• Direction
Would you repeat the listing exactly but omit every picture?

--- start of Rows ---

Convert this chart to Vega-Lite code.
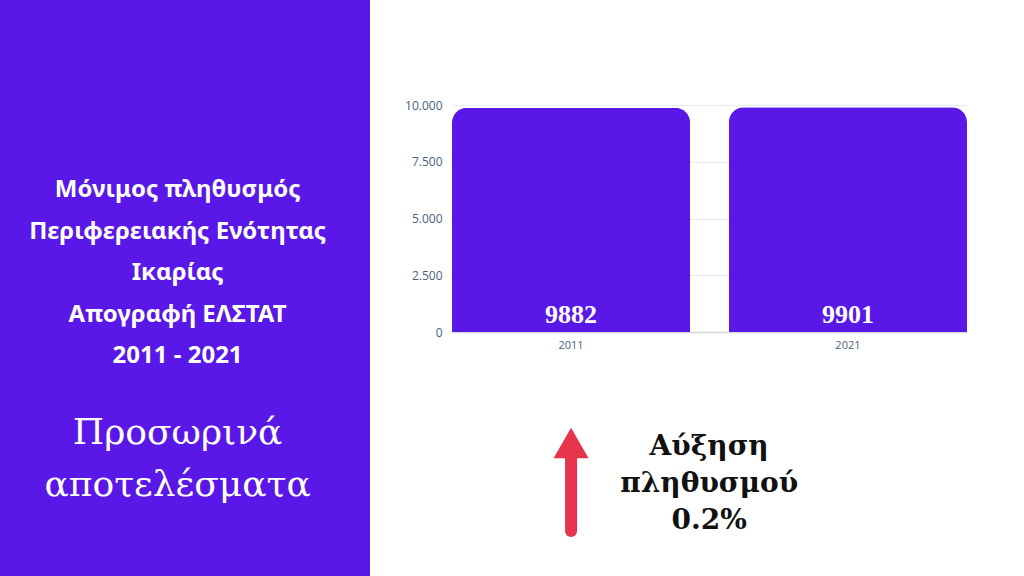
{
  "$schema": "https://vega.github.io/schema/vega-lite/v6.json",
  "background": "white",
  "padding": {"left": 0, "top": 0, "right": 57, "bottom": 0},
  "spacing": 34,
  "config": {
    "view": {"stroke": null},
    "axis": {"labelFont": "Open Sans", "labelFontSize": 12, "labelColor": "#46617f", "ticks": false, "title": null}
  },
  "hconcat": [
    {
      "width": 370,
      "height": 576,
      "view": {"fill": "#5a18e8", "stroke": null},
      "data": {"values": [
        {"block": "title", "label": "Μόνιμος πληθυσμός\nΠεριφερειακής Ενότητας\nΙκαρίας\nΑπογραφή ΕΛΣΤΑΤ\n2011 - 2021"},
        {"block": "subtitle", "label": "Προσωρινά\nαποτελέσματα"}
      ]},
      "layer": [
        {
          "transform": [{"filter": "datum.block === 'title'"}],
          "mark": {"type": "text", "lineBreak": "\n", "font": "Noto Sans", "fontWeight": "bold", "fontSize": 24, "lineHeight": 41.5, "color": "white", "align": "center", "baseline": "middle"},
          "encoding": {
            "text": {"field": "label", "type": "nominal"},
            "x": {"datum": 0.48, "type": "quantitative", "scale": {"domain": [0, 1]}, "axis": null},
            "y": {"datum": 0.33, "type": "quantitative", "scale": {"domain": [0, 1], "reverse": true}, "axis": null}
          }
        },
        {
          "transform": [{"filter": "datum.block === 'subtitle'"}],
          "mark": {"type": "text", "lineBreak": "\n", "font": "DejaVu Serif", "fontWeight": "normal", "fontSize": 36, "lineHeight": 52, "color": "white", "align": "center", "baseline": "middle"},
          "encoding": {
            "text": {"field": "label", "type": "nominal"},
            "x": {"datum": 0.48, "type": "quantitative", "scale": {"domain": [0, 1]}, "axis": null},
            "y": {"datum": 0.752, "type": "quantitative", "scale": {"domain": [0, 1], "reverse": true}, "axis": null}
          }
        }
      ]
    },
    {
      "spacing": 20,
      "vconcat": [
        {
          "width": 515,
          "height": 79,
          "data": {"values": [{}]},
          "mark": {"type": "point", "opacity": 0},
          "encoding": {}
        },
        {
          "width": 515,
          "height": 227,
          "data": {"values": [
            {"year": "2011", "population": 9882},
            {"year": "2021", "population": 9901}
          ]},
          "encoding": {
            "x": {
              "field": "year", "type": "nominal",
              "scale": {"paddingInner": 0.14, "paddingOuter": 0},
              "axis": {"labelAngle": 0, "labelPadding": 7, "labelFontSize": 11, "domainColor": "#d4d7dc", "domainWidth": 1.5}
            }
          },
          "layer": [
            {
              "mark": {"type": "bar", "color": "#5a18e8", "cornerRadiusTopLeft": 15, "cornerRadiusTopRight": 15},
              "encoding": {
                "y": {
                  "field": "population", "type": "quantitative",
                  "scale": {"domain": [0, 10000], "nice": false},
                  "axis": {"values": [0, 2500, 5000, 7500, 10000], "labelExpr": "replace(format(datum.value, ','), ',', '.')", "labelPadding": 10, "gridColor": "#e6ebf2", "domain": false}
                }
              }
            },
            {
              "mark": {"type": "text", "font": "Liberation Serif", "fontWeight": "bold", "fontSize": 26, "color": "white", "baseline": "alphabetic", "dy": -9},
              "encoding": {
                "y": {"datum": 0, "type": "quantitative", "scale": {"domain": [0, 10000], "nice": false}},
                "text": {"field": "population", "type": "quantitative", "format": "d"}
              }
            },
            {
              "transform": [{"filter": "datum.year === '2011'"}],
              "mark": {"type": "rule", "color": "#e5344b", "strokeWidth": 12, "strokeCap": "round"},
              "encoding": {
                "y": {"datum": -5286, "type": "quantitative", "scale": {"domain": [0, 10000], "nice": false}},
                "y2": {"datum": -8767}
              }
            },
            {
              "transform": [{"filter": "datum.year === '2011'"}],
              "mark": {"type": "point", "shape": "triangle-up", "filled": true, "size": 1225, "color": "#e5344b", "opacity": 1},
              "encoding": {
                "y": {"datum": -4890, "type": "quantitative", "scale": {"domain": [0, 10000], "nice": false}}
              }
            },
            {
              "transform": [{"filter": "datum.year === '2011'"}],
              "mark": {"type": "text", "text": "Αύξηση\nπληθυσμού\n0.2%", "lineBreak": "\n", "font": "DejaVu Serif", "fontWeight": "bold", "fontSize": 28, "lineHeight": 37, "color": "#111111", "align": "center", "baseline": "middle"},
              "encoding": {
                "x": {"field": "year", "type": "nominal", "bandPosition": 1.08},
                "y": {"datum": -5066, "type": "quantitative", "scale": {"domain": [0, 10000], "nice": false}}
              }
            }
          ]
        }
      ]
    }
  ]
}
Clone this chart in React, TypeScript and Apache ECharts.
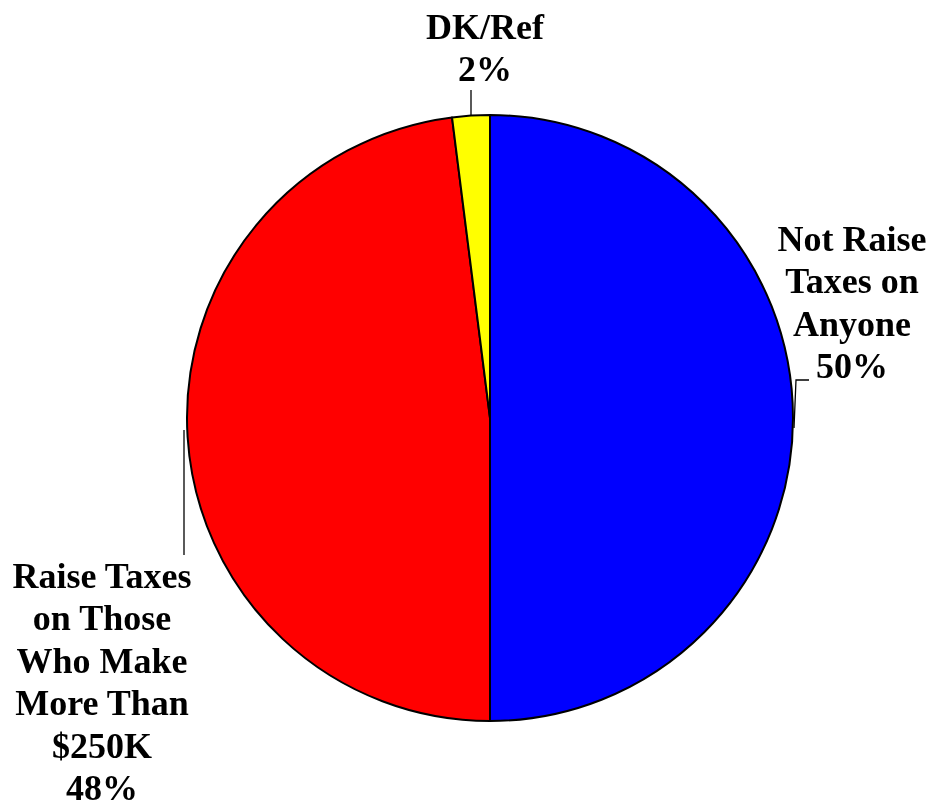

--- end of Rows ---

• Solution to the exercise
Convert this chart to Vega-Lite code.
{
  "$schema": "https://vega.github.io/schema/vega-lite/v6.json",
  "background": "white",
  "padding": {"left": 0, "top": 0, "right": 57, "bottom": 0},
  "spacing": 34,
  "config": {
    "view": {"stroke": null},
    "axis": {"labelFont": "Open Sans", "labelFontSize": 12, "labelColor": "#46617f", "ticks": false, "title": null}
  },
  "hconcat": [
    {
      "width": 370,
      "height": 576,
      "view": {"fill": "#5a18e8", "stroke": null},
      "data": {"values": [
        {"block": "title", "label": "Μόνιμος πληθυσμός\nΠεριφερειακής Ενότητας\nΙκαρίας\nΑπογραφή ΕΛΣΤΑΤ\n2011 - 2021"},
        {"block": "subtitle", "label": "Προσωρινά\nαποτελέσματα"}
      ]},
      "layer": [
        {
          "transform": [{"filter": "datum.block === 'title'"}],
          "mark": {"type": "text", "lineBreak": "\n", "font": "Noto Sans", "fontWeight": "bold", "fontSize": 24, "lineHeight": 41.5, "color": "white", "align": "center", "baseline": "middle"},
          "encoding": {
            "text": {"field": "label", "type": "nominal"},
            "x": {"datum": 0.48, "type": "quantitative", "scale": {"domain": [0, 1]}, "axis": null},
            "y": {"datum": 0.33, "type": "quantitative", "scale": {"domain": [0, 1], "reverse": true}, "axis": null}
          }
        },
        {
          "transform": [{"filter": "datum.block === 'subtitle'"}],
          "mark": {"type": "text", "lineBreak": "\n", "font": "DejaVu Serif", "fontWeight": "normal", "fontSize": 36, "lineHeight": 52, "color": "white", "align": "center", "baseline": "middle"},
          "encoding": {
            "text": {"field": "label", "type": "nominal"},
            "x": {"datum": 0.48, "type": "quantitative", "scale": {"domain": [0, 1]}, "axis": null},
            "y": {"datum": 0.752, "type": "quantitative", "scale": {"domain": [0, 1], "reverse": true}, "axis": null}
          }
        }
      ]
    },
    {
      "spacing": 20,
      "vconcat": [
        {
          "width": 515,
          "height": 79,
          "data": {"values": [{}]},
          "mark": {"type": "point", "opacity": 0},
          "encoding": {}
        },
        {
          "width": 515,
          "height": 227,
          "data": {"values": [
            {"year": "2011", "population": 9882},
            {"year": "2021", "population": 9901}
          ]},
          "encoding": {
            "x": {
              "field": "year", "type": "nominal",
              "scale": {"paddingInner": 0.14, "paddingOuter": 0},
              "axis": {"labelAngle": 0, "labelPadding": 7, "labelFontSize": 11, "domainColor": "#d4d7dc", "domainWidth": 1.5}
            }
          },
          "layer": [
            {
              "mark": {"type": "bar", "color": "#5a18e8", "cornerRadiusTopLeft": 15, "cornerRadiusTopRight": 15},
              "encoding": {
                "y": {
                  "field": "population", "type": "quantitative",
                  "scale": {"domain": [0, 10000], "nice": false},
                  "axis": {"values": [0, 2500, 5000, 7500, 10000], "labelExpr": "replace(format(datum.value, ','), ',', '.')", "labelPadding": 10, "gridColor": "#e6ebf2", "domain": false}
                }
              }
            },
            {
              "mark": {"type": "text", "font": "Liberation Serif", "fontWeight": "bold", "fontSize": 26, "color": "white", "baseline": "alphabetic", "dy": -9},
              "encoding": {
                "y": {"datum": 0, "type": "quantitative", "scale": {"domain": [0, 10000], "nice": false}},
                "text": {"field": "population", "type": "quantitative", "format": "d"}
              }
            },
            {
              "transform": [{"filter": "datum.year === '2011'"}],
              "mark": {"type": "rule", "color": "#e5344b", "strokeWidth": 12, "strokeCap": "round"},
              "encoding": {
                "y": {"datum": -5286, "type": "quantitative", "scale": {"domain": [0, 10000], "nice": false}},
                "y2": {"datum": -8767}
              }
            },
            {
              "transform": [{"filter": "datum.year === '2011'"}],
              "mark": {"type": "point", "shape": "triangle-up", "filled": true, "size": 1225, "color": "#e5344b", "opacity": 1},
              "encoding": {
                "y": {"datum": -4890, "type": "quantitative", "scale": {"domain": [0, 10000], "nice": false}}
              }
            },
            {
              "transform": [{"filter": "datum.year === '2011'"}],
              "mark": {"type": "text", "text": "Αύξηση\nπληθυσμού\n0.2%", "lineBreak": "\n", "font": "DejaVu Serif", "fontWeight": "bold", "fontSize": 28, "lineHeight": 37, "color": "#111111", "align": "center", "baseline": "middle"},
              "encoding": {
                "x": {"field": "year", "type": "nominal", "bandPosition": 1.08},
                "y": {"datum": -5066, "type": "quantitative", "scale": {"domain": [0, 10000], "nice": false}}
              }
            }
          ]
        }
      ]
    }
  ]
}
Clone this chart in React, TypeScript and Apache ECharts.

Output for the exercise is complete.